Mulcair, the niqab and ‘a dangerous game’ – Patriquin
2015/10/05 Leave a comment
Patriquin gets it right:
It’s gross stuff, reminiscent of the Parti Québécois identity campaign of 2014, and it deserves to be shouted down. Tonight, finally, one of the leaders did just this. Tom Mulcair’s statement during the fifth and final election debate on those few square inches of face-covering cloth deserves to be quoted in its entirety.
“The way Mr. Harper says it, it’s like there are people here that are pro-niqab. No one here is pro-niqab. We realize that we live in a society where we must have confidence in the authority of the tribunals, even if the practice is uncomfortable to us. If a journalist says something that is uncomfortable to me, I still support his right to say it. Mr. Harper, you are playing a dangerous game of the kind I’ve never seen in my life.”
Since the outset of the campaign, the NDP leader has been dogged with accusations of political pandering—of changing his message depending on the audience. Yet here he was in Quebec, the NDP’s power base and the place where anti-niqab sentiment is at its highest, saying exactly what much of his electorate doesn’t want to hear.
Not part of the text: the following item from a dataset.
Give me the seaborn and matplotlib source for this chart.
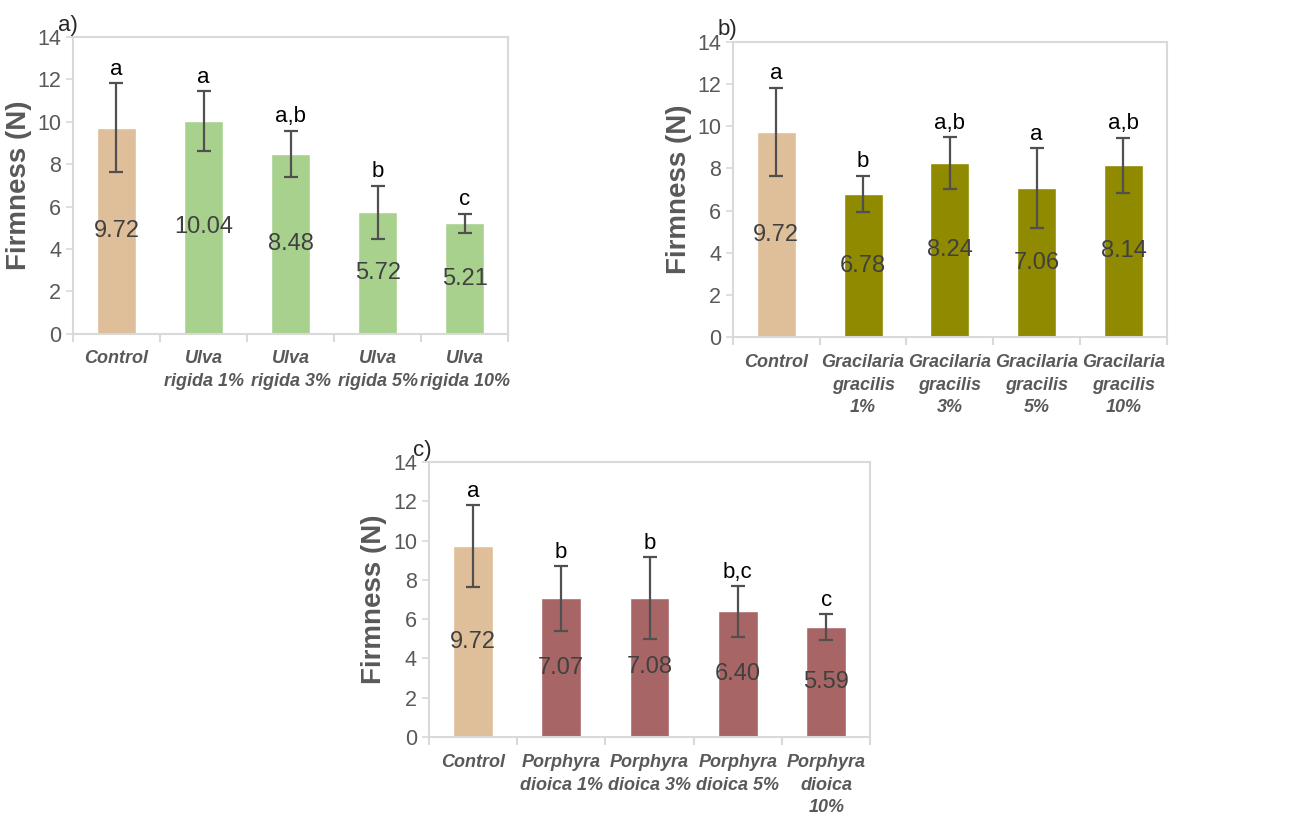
import matplotlib
matplotlib.use("Agg")
import matplotlib.pyplot as plt
import seaborn as sns
import pandas as pd
import numpy as np

sns.set_theme(style="white")
plt.rcParams['font.family'] = ['Liberation Sans', 'DejaVu Sans']

# panel a) Ulva rigida
labels_a = ["Control", "Ulva\nrigida 1%", "Ulva\nrigida 3%", "Ulva\nrigida 5%", "Ulva\nrigida 10%"]
means_a = [9.72, 10.04, 8.48, 5.72, 5.21]
err_a = [2.1, 1.4, 1.1, 1.26, 0.46]
letters_a = ["a", "a", "a,b", "b", "c"]

# panel b) Gracilaria gracilis
labels_b = ["Control", "Gracilaria\ngracilis\n1%", "Gracilaria\ngracilis\n3%",
            "Gracilaria\ngracilis\n5%", "Gracilaria\ngracilis\n10%"]
means_b = [9.72, 6.78, 8.24, 7.06, 8.14]
err_b = [2.1, 0.87, 1.24, 1.9, 1.31]
letters_b = ["a", "b", "a,b", "a", "a,b"]

# panel c) Porphyra dioica
labels_c = ["Control", "Porphyra\ndioica 1%", "Porphyra\ndioica 3%", "Porphyra\ndioica 5%",
            "Porphyra\ndioica\n10%"]
means_c = [9.72, 7.07, 7.08, 6.40, 5.59]
err_c = [2.1, 1.65, 2.09, 1.3, 0.66]
letters_c = ["a", "b", "b", "b,c", "c"]

control_color = "#DFBE9A"
grey_txt = "#595959"
border = "#D9D9D9"


def draw_panel(ax, labels, means, errs, letters, color, tag):
    df = pd.DataFrame({"group": labels, "firmness": means})
    pal = [control_color] + [color] * (len(labels) - 1)
    sns.barplot(data=df, x="group", y="firmness", hue="group", palette=pal,
                legend=False, errorbar=None, width=0.45, saturation=1, ax=ax)
    x = np.arange(len(labels))
    ax.errorbar(x, means, yerr=errs, fmt="none", ecolor="#505050",
                elinewidth=1.6, capsize=5, capthick=1.6)
    for xi, m, e, lt in zip(x, means, errs, letters):
        ax.text(xi, m / 2, f"{m:.2f}", ha="center", va="center",
                fontsize=17, color="#404040")
        ax.text(xi, m + e + 0.4, lt, ha="center", va="baseline",
                fontsize=16, color="black")
    ax.set_ylim(0, 14)
    ax.set_xlim(-0.5, len(labels) - 0.5)
    ax.set_yticks(range(0, 15, 2))
    ax.tick_params(axis="y", labelsize=15.5, labelcolor=grey_txt, length=5,
                   color=border, left=True, width=1.2)
    ax.set_xticks(x)
    ax.set_xticklabels(labels, fontsize=13, fontweight="bold", style="italic",
                       color=grey_txt, linespacing=1.45)
    ax.tick_params(axis="x", length=0, pad=12)
    ax.set_xticks(np.arange(-0.5, len(labels), 1), minor=True)
    ax.tick_params(axis="x", which="minor", length=6, color=border, width=1.5,
                   bottom=True)
    ax.set_xlabel("")
    ax.set_ylabel("Firmness (N)", fontsize=20, fontweight="bold", color=grey_txt,
                  labelpad=4)
    for sp in ax.spines.values():
        sp.set_color(border)
        sp.set_linewidth(1.5)
    ax.text(-0.035, 1.005, tag, transform=ax.transAxes, fontsize=16,
            ha="left", va="bottom")


fig = plt.figure(figsize=(13.03, 8.22), dpi=100)
ax_a = fig.add_axes([0.056, 0.594, 0.334, 0.361])
ax_b = fig.add_axes([0.5625, 0.590, 0.333, 0.359])
ax_c = fig.add_axes([0.329, 0.1034, 0.339, 0.3345])

draw_panel(ax_a, labels_a, means_a, err_a, letters_a, "#A9D18E", "a)")
draw_panel(ax_b, labels_b, means_b, err_b, letters_b, "#8F8A00", "b)")
draw_panel(ax_c, labels_c, means_c, err_c, letters_c, "#A76565", "c)")

fig.savefig("out.png", dpi=100)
….But back to Mulcair. In the throes of the 2014 Quebec election, when the Parti Québécois introduced a bill that would ban religious head coverings of all sorts from Quebec’s civil service, it was Trudeau who denounced it as an unseemly electoral gambit. Mulcair remained largely silent. “We don’t want to give ammunition to the separatists,” his aide told me at the time.
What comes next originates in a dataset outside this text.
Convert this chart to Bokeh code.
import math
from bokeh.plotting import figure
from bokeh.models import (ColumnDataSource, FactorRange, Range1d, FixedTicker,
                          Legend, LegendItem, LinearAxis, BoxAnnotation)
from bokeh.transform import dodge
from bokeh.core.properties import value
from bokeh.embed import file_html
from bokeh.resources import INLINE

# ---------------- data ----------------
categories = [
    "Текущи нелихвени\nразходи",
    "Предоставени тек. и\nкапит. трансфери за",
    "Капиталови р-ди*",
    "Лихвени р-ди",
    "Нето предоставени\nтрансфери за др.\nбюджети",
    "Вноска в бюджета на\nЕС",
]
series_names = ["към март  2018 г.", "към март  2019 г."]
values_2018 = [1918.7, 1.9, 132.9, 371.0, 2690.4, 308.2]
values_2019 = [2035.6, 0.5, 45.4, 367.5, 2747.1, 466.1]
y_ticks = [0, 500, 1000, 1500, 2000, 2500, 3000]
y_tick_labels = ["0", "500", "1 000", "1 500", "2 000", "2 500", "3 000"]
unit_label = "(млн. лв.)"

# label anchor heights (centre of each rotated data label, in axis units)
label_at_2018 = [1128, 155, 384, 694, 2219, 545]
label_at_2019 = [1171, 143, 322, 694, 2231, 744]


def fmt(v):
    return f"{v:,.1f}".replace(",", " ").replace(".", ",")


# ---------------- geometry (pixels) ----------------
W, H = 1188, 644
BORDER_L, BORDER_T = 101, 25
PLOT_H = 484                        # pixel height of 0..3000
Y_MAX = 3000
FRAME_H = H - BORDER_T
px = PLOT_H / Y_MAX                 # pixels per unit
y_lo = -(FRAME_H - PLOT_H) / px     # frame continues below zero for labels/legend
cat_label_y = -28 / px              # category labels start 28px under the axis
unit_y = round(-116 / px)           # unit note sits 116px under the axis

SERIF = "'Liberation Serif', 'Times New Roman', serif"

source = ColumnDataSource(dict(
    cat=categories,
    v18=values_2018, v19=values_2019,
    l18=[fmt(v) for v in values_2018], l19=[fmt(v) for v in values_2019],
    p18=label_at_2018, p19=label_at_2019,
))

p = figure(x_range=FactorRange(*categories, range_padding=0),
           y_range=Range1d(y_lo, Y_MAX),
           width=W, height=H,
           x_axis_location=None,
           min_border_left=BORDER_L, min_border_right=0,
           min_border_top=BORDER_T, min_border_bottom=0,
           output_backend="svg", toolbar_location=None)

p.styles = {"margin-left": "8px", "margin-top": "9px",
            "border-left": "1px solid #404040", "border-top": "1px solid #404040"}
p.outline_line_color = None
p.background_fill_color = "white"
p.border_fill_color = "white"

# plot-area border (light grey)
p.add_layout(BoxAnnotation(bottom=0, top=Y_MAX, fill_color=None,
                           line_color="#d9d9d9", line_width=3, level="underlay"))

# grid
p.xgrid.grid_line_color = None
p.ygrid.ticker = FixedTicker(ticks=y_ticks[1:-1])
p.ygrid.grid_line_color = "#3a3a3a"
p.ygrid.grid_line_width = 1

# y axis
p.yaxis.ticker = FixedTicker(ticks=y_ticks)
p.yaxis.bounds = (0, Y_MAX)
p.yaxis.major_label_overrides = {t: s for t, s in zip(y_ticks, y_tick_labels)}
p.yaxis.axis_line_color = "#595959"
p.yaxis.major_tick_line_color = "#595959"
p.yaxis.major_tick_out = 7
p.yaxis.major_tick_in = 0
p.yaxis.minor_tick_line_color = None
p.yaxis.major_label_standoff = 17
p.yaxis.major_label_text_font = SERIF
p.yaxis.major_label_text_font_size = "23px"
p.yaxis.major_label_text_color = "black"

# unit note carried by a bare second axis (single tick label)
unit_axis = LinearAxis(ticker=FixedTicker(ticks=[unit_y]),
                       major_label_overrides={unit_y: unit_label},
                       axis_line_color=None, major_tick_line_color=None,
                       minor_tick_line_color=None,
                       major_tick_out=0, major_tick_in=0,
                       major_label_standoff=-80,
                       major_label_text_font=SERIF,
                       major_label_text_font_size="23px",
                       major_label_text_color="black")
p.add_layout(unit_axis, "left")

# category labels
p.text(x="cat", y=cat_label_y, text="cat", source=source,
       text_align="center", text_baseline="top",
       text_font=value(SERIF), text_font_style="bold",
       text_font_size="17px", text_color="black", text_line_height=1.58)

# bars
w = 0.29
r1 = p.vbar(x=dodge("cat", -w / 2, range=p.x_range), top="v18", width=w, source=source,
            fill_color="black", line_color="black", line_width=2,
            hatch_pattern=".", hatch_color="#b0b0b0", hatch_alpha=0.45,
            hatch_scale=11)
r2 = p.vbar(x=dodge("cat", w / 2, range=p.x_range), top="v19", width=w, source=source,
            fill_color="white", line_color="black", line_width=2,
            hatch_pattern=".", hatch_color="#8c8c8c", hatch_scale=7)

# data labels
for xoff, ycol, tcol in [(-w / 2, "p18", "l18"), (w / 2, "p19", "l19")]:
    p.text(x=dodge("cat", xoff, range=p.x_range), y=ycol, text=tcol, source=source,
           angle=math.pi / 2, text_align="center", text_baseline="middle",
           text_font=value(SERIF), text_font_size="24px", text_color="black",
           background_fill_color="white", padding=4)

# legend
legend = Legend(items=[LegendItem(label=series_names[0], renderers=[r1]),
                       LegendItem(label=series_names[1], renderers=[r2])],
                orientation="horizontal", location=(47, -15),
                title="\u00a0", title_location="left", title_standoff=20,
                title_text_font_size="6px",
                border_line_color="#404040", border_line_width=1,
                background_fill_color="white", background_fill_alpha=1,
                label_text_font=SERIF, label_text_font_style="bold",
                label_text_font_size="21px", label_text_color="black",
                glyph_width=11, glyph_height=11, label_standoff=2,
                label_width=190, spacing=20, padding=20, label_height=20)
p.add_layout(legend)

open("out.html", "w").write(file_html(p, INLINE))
The PQ ended up losing the election. As it turned out, the scapegoating of religious minorities wasn’t boffo electoral fodder after all. Quiet then, Mulcair was anything but tonight, giving Conservative and Bloc attempt to capitalize on fear the full-throated condemnation it deserves. Mulcair is nothing if not calculating, and perhaps he has calculated that the niqab isn’t nearly the electoral millstone some of his opponents hope. That is a hell of a gamble. It is also an honourable one.